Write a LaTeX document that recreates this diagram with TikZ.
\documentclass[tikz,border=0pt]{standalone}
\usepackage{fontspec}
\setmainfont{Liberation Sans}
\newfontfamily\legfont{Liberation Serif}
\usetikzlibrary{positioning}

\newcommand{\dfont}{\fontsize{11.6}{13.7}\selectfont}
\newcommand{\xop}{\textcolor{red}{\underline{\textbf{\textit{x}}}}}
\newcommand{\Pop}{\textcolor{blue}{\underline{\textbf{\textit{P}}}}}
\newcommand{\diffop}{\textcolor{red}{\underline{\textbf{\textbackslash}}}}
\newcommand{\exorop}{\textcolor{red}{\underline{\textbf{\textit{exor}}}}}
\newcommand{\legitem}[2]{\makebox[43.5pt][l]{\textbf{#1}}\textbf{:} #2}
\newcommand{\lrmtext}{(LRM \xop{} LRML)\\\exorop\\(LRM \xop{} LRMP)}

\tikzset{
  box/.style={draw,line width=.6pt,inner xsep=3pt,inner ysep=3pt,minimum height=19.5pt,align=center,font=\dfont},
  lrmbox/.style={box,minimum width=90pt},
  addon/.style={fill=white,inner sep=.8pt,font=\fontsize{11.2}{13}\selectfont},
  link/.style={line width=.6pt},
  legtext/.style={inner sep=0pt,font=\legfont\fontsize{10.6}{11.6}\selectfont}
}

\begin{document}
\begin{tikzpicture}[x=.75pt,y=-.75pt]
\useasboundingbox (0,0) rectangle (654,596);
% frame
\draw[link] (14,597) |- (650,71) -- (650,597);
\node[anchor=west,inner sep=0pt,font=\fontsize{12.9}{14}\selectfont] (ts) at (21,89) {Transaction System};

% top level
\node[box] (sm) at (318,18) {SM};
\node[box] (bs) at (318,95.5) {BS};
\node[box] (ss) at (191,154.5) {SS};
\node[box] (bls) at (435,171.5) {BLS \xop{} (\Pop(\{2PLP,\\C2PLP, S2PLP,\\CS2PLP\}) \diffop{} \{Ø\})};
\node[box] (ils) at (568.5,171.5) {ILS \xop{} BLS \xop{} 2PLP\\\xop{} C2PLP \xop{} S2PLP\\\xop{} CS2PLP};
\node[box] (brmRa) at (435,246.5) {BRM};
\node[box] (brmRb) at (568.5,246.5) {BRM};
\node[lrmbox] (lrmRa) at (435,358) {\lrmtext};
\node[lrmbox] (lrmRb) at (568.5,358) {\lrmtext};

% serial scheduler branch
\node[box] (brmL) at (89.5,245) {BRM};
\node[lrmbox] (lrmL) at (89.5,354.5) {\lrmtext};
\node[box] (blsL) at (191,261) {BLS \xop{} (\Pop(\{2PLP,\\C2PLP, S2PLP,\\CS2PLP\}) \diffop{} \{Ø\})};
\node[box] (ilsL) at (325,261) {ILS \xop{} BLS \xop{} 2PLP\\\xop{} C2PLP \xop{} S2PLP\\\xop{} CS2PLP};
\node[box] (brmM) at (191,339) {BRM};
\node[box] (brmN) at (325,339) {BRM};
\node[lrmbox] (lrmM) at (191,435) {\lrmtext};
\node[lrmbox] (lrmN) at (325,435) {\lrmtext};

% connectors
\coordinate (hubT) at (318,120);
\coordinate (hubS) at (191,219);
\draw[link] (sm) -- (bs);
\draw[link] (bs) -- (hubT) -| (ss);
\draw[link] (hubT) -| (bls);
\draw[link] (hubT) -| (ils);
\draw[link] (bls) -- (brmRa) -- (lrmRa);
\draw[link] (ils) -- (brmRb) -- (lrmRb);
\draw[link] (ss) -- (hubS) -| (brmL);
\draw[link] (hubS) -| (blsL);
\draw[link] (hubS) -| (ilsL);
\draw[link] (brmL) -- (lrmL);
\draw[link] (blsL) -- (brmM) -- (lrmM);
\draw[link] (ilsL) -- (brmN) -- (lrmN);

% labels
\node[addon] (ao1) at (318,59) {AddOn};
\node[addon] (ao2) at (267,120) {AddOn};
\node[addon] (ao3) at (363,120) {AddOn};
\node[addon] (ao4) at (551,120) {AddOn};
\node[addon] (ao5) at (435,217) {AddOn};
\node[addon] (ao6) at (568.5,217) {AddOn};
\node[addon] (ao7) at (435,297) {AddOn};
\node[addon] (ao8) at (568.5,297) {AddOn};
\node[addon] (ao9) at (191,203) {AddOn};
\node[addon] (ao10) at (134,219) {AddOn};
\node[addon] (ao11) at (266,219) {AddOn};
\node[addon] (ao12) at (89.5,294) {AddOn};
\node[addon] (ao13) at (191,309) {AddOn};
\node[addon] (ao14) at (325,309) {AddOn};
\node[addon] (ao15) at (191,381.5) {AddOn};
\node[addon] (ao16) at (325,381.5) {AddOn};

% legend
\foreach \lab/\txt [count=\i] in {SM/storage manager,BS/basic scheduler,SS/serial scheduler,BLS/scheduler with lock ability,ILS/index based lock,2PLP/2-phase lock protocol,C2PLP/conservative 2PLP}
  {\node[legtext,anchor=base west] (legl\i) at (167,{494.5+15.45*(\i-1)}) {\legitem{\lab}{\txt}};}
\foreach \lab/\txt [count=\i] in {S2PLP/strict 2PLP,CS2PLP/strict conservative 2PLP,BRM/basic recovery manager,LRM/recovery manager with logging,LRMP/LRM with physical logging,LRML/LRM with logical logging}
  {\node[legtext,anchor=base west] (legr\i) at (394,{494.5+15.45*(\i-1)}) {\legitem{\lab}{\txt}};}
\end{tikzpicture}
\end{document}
┄┄┄┄┄┄┄┄┄┄
In the listing above, reproduce the first line and each one after it through the line that contains "(lrmRb) at (568.5,358)".

Write a LaTeX document that recreates this diagram with TikZ.
\documentclass[tikz,border=0pt]{standalone}
\usepackage{fontspec}
\setmainfont{Liberation Sans}
\newfontfamily\legfont{Liberation Serif}
\usetikzlibrary{positioning}

\newcommand{\dfont}{\fontsize{11.6}{13.7}\selectfont}
\newcommand{\xop}{\textcolor{red}{\underline{\textbf{\textit{x}}}}}
\newcommand{\Pop}{\textcolor{blue}{\underline{\textbf{\textit{P}}}}}
\newcommand{\diffop}{\textcolor{red}{\underline{\textbf{\textbackslash}}}}
\newcommand{\exorop}{\textcolor{red}{\underline{\textbf{\textit{exor}}}}}
\newcommand{\legitem}[2]{\makebox[43.5pt][l]{\textbf{#1}}\textbf{:} #2}
\newcommand{\lrmtext}{(LRM \xop{} LRML)\\\exorop\\(LRM \xop{} LRMP)}

\tikzset{
  box/.style={draw,line width=.6pt,inner xsep=3pt,inner ysep=3pt,minimum height=19.5pt,align=center,font=\dfont},
  lrmbox/.style={box,minimum width=90pt},
  addon/.style={fill=white,inner sep=.8pt,font=\fontsize{11.2}{13}\selectfont},
  link/.style={line width=.6pt},
  legtext/.style={inner sep=0pt,font=\legfont\fontsize{10.6}{11.6}\selectfont}
}

\begin{document}
\begin{tikzpicture}[x=.75pt,y=-.75pt]
\useasboundingbox (0,0) rectangle (654,596);
% frame
\draw[link] (14,597) |- (650,71) -- (650,597);
\node[anchor=west,inner sep=0pt,font=\fontsize{12.9}{14}\selectfont] (ts) at (21,89) {Transaction System};

% top level
\node[box] (sm) at (318,18) {SM};
\node[box] (bs) at (318,95.5) {BS};
\node[box] (ss) at (191,154.5) {SS};
\node[box] (bls) at (435,171.5) {BLS \xop{} (\Pop(\{2PLP,\\C2PLP, S2PLP,\\CS2PLP\}) \diffop{} \{Ø\})};
\node[box] (ils) at (568.5,171.5) {ILS \xop{} BLS \xop{} 2PLP\\\xop{} C2PLP \xop{} S2PLP\\\xop{} CS2PLP};
\node[box] (brmRa) at (435,246.5) {BRM};
\node[box] (brmRb) at (568.5,246.5) {BRM};
\node[lrmbox] (lrmRa) at (435,358) {\lrmtext};
\node[lrmbox] (lrmRb) at (568.5,358) {\lrmtext};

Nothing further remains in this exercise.